Another local privilege escalation exploit. And, here's what CIQ did... again.

Another local privilege escalation exploit. And, here's what CIQ did... again.

Contributors

Nathan Blackham, Senior Director of Software Engineering

As the Head of Linux Engineering, yesterday was tough. My organization had done an amazing job resolving Copy Fail and pushing fixes out for all our kernel variants. I was catching up on Slack and saw a message saying that a new "Copy Fail"-like exploit was about to be made public. It is called Dirty Frag, and like Copy Fail, it lets an unprivileged local user become root through page cache manipulation. Instead of letting the team rest, I needed to spin them back up to protect our customers and support the community.

We are still in the middle of getting patches out to customers, and the process is very similar to what I described in my previous blog post. However, I want to talk a bit about the vulnerability itself, and then about how we view the bigger picture.

First, some details. Dirty Frag is actually two CVEs: CVE-2026-43284 in the kernel's esp modules (IPsec) and CVE-2026-43500 in the rxrpc modules. Both are local privilege escalation, not remote code execution. Exploiting them requires the attacker to already be running code on the box, so the threat profile is shared-tenancy environments and any system where untrusted code can run. Both let an unprivileged local user corrupt the page cache, and the published attack chain (released by V4bel on May 7) uses that write primitive to overwrite the /usr/bin/su binary in the page cache. Once the page-cached su is modified, any local user invoking su runs the modified binary out of cache and gets root without a password. The corruption persists in cache until the page is evicted or drop_caches is run.

Of the two, the esp modules are the urgent fire. They're used for IPsec communication and are loaded on virtually every Linux system, so the patch had to ship fast. Thankfully, it's the simpler of the two patches. The rxrpc module is a slower-moving second half. In Rocky Linux, the RPM containing it (kernel-modules-partner) lives in the [devel] repo, which isn't enabled by default, so most EL customers don't have rxrpc installed on the system at all. The rxrpc fix is also harder: there's no upstream patch yet, and discussion is still active on the netdev mailing list.

We have more details and current patch status in our knowledge base article: kb.ciq.com/article/rocky-linux/rl-dirty-frag-mitigation. Fixed kernels are already released or in flight for our supported products, and we're updating the KB as each one lands. The KB also walks through three mitigation paths for customers who can't take a kernel update right now.

The technical details matter for the patching cycle, but they're not what's keeping me up at night.

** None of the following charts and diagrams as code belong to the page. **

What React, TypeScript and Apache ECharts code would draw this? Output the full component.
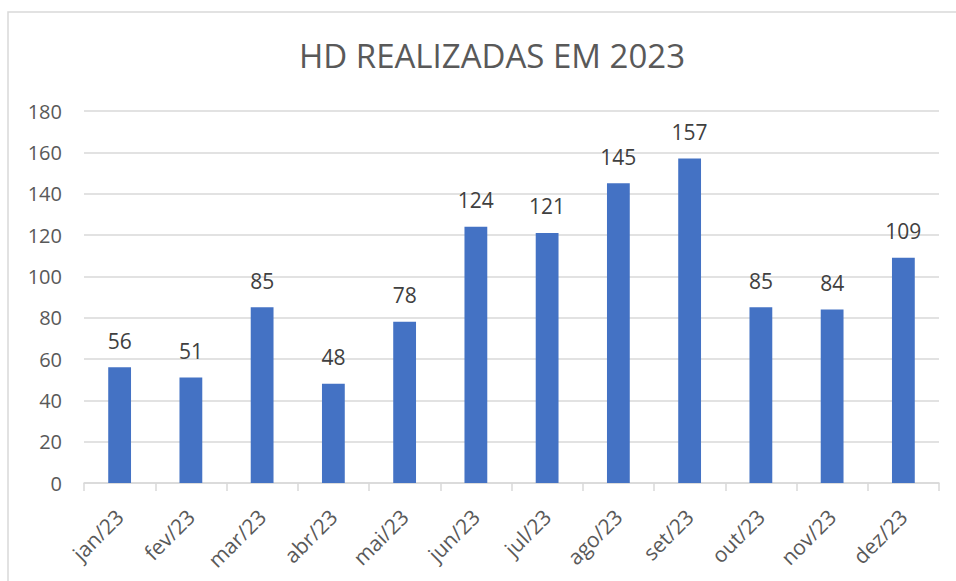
import React, { useEffect, useRef } from "react";
import * as echarts from "echarts";

const categories = ["jan/23", "fev/23", "mar/23", "abr/23", "mai/23", "jun/23", "jul/23", "ago/23", "set/23", "out/23", "nov/23", "dez/23"];
const values = [56, 51, 85, 48, 78, 124, 121, 145, 157, 85, 84, 109];
const titleText = "HD REALIZADAS EM 2023";

const FONT = "'Open Sans', 'Noto Sans', sans-serif";

export default function App() {
  const ref = useRef<HTMLDivElement>(null);
  useEffect(() => {
    if (!ref.current) return;
    const chart = echarts.init(ref.current, null, { renderer: "svg" });
    chart.setOption({
      animation: false,
      backgroundColor: "#ffffff",
      title: {
        text: titleText,
        left: 487,
        textAlign: "center",
        top: 34,
        textStyle: { fontFamily: FONT, fontSize: 33, fontWeight: "normal", color: "#595959" },
      },
      graphic: [
        {
          type: "rect",
          shape: { x: 8, y: 12, width: 1000, height: 700 },
          style: { fill: "none", stroke: "#d9d9d9", lineWidth: 1.5 },
          silent: true,
        },
      ],
      grid: { left: 84, right: 17, top: 111, bottom: 98, containLabel: false },
      xAxis: {
        type: "category",
        data: categories,
        boundaryGap: true,
        axisLine: { lineStyle: { color: "#d9d9d9", width: 1.5 } },
        axisTick: { show: true, length: 8, alignWithLabel: false, lineStyle: { color: "#d9d9d9", width: 1.5 } },
        axisLabel: { rotate: 45, margin: 30, fontFamily: FONT, fontSize: 21, color: "#595959", interval: 0 },
      },
      yAxis: {
        type: "value",
        min: 0,
        max: 180,
        interval: 20,
        axisLine: { show: false },
        axisTick: { show: false },
        splitLine: { lineStyle: { color: "#d9d9d9", width: 1.5 } },
        axisLabel: { margin: 22, fontFamily: FONT, fontSize: 20, color: "#595959" },
      },
      series: [
        {
          type: "bar",
          data: values,
          barWidth: "32%",
          itemStyle: { color: "#4472C4" },
          label: { show: true, position: "top", distance: 16, fontFamily: FONT, fontSize: 21, color: "#404040" },
        },
      ],
    });
    return () => chart.dispose();
  }, []);
  return <div ref={ref} style={{ position: "fixed", left: 0, top: 0, width: 956, height: 581 }} />;
}
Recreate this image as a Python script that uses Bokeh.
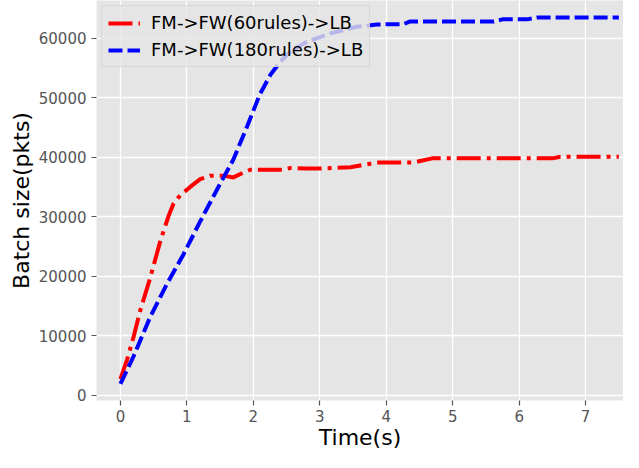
from bokeh.plotting import figure
from bokeh.models import FixedTicker, Range1d, Legend, LegendItem
from bokeh.embed import file_html
from bokeh.resources import INLINE

# Data
red_label = "FM->FW(60rules)->LB"
red_t = [0, 0.1, 0.2, 0.3, 0.45, 0.6, 0.73, 0.8, 0.9, 1.05, 1.2, 1.35, 1.55, 1.7, 1.85, 1.96,
         2.2, 2.45, 2.56, 2.78, 3.0, 3.46, 3.61, 3.86, 4.1, 4.41, 4.51, 4.69, 5.0, 5.5, 6.0,
         6.5, 6.62, 7.0, 7.5]
red_v = [2700, 6000, 9900, 14300, 19800, 25900, 30300, 32200, 33600, 35000, 36300, 36900,
         36900, 36600, 37400, 37900, 37900, 37900, 38200, 38100, 38100, 38300, 38600, 39100,
         39100, 39100, 39350, 39800, 39800, 39800, 39800, 39800, 40070, 40070, 40070]

blue_label = "FM->FW(180rules)->LB"
blue_t = [0, 0.2, 0.45, 0.7, 0.95, 1.2, 1.46, 1.7, 1.9, 2.1, 2.26, 2.41, 2.56, 2.81, 3.16,
          3.56, 3.86, 4.26, 4.36, 5.62, 5.75, 6.12, 6.27, 7.5]
blue_v = [1900, 6600, 13200, 18700, 23700, 29200, 34700, 39600, 45000, 50600, 53900, 56100,
          57800, 59400, 60800, 61900, 62300, 62350, 62800, 62800, 63150, 63150, 63450, 63450]

x_ticks = [0, 1, 2, 3, 4, 5, 6, 7]
y_ticks = [0, 10000, 20000, 30000, 40000, 50000, 60000]

p = figure(width=623, height=452, output_backend="svg", toolbar_location=None,
           x_range=Range1d(-0.36, 7.57), y_range=Range1d(-875, 66320),
           min_border_left=96, min_border_right=0, min_border_top=0, min_border_bottom=48)

p.background_fill_color = "#e5e5e5"
p.border_fill_color = "white"
p.outline_line_color = None

for ax in (p.xaxis[0], p.yaxis[0]):
    ax.axis_line_color = None
    ax.major_tick_line_color = "#555555"
    ax.major_tick_line_width = 1.2
    ax.major_tick_out = 5
    ax.major_tick_in = 0
    ax.minor_tick_line_color = None
    ax.major_label_text_font = "DejaVu Sans"
    ax.major_label_text_font_size = "15px"
    ax.major_label_text_color = "#555555"
    ax.major_label_standoff = 5
    ax.axis_label_text_font = "DejaVu Sans"
    ax.axis_label_text_font_size = "22px"
    ax.axis_label_text_font_style = "normal"
    ax.axis_label_text_color = "black"
    ax.axis_label_standoff = 2

p.xaxis[0].major_label_standoff = 4
p.xaxis[0].axis_label_standoff = 0
p.xaxis[0].ticker = FixedTicker(ticks=x_ticks)
p.yaxis[0].ticker = FixedTicker(ticks=y_ticks)
p.xaxis[0].axis_label = "Time(s)"
p.yaxis[0].axis_label = "Batch size(pkts)"

p.xgrid.grid_line_color = "white"
p.ygrid.grid_line_color = "white"
p.xgrid.grid_line_width = 1.3
p.ygrid.grid_line_width = 1.3
p.xgrid.ticker = FixedTicker(ticks=x_ticks)
p.ygrid.ticker = FixedTicker(ticks=y_ticks)

r_red = p.line(red_t, red_v, line_color="red", line_width=4, line_dash="24 6 4 6")
r_blue = p.line(blue_t, blue_v, line_color="blue", line_width=4, line_dash="14 5")

legend = Legend(items=[LegendItem(label=red_label, renderers=[r_red]),
                       LegendItem(label=blue_label, renderers=[r_blue])],
                location="top_left")
legend.margin = 5
legend.padding = 6
legend.spacing = 6
legend.glyph_width = 32
legend.glyph_height = 20
legend.label_standoff = 11
legend.label_text_font = "DejaVu Sans"
legend.label_text_font_size = "18px"
legend.label_text_color = "black"
legend.background_fill_color = "#e5e5e5"
legend.background_fill_alpha = 0.8
legend.border_line_color = "#cccccc"
legend.border_line_width = 1
p.add_layout(legend)

open("out.html", "w").write(file_html(p, INLINE))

So what is causing me to lose sleep? We see Dirty Frag and the Copy Fail incident as a preview of what's coming. With the advent of AI tools that can scan and analyze codebases as large as the Linux kernel — millions of lines of code — we expect to see more exploits like these come in waves, with similar exploits following close behind. The strongest evidence we have is in the Dirty Frag disclosure itself: the researchers explicitly call out Copy Fail as the start of their research. The chain looks like this — a researcher finds a public vulnerability like Copy Fail, then uses AI to see if the same pattern exists elsewhere and where it would be most exploitable. The vulnerability is disclosed publicly, allowing other researchers (or AI) to identify the underlying pattern and look for similar exploits. In the days or weeks that follow, a new exploit — like Dirty Frag — hits an adjacent code path in the same vein as the previous one. While Dirty Frag's authors don't say whether AI was used to find it, we suspect it was. AI can scan and analyze source code across the kernel faster than humans, and it's good at recognizing complex patterns — exactly the kind of pattern recognition that surfaced Copy Fail. That sets up the conditions for waves of vulnerabilities like this for the foreseeable future.

So what should be done? We have some ideas, and we want to build on them with the broader community to help make everyone safer. That requires action across multiple groups. We need researchers to work with upstream in identifying issues. We need upstream communities to be more proactive in looking for similar vulnerabilities and working with OS vendors to implement fixes ahead of public disclosure. We need OS vendors to work quickly to provide updated packages to customers so that they can be protected. And we need users to build plans to make sure updates can be applied quickly and safely in their fleets. Together, we can keep each other protected from the waves of vulnerabilities that are sure to come.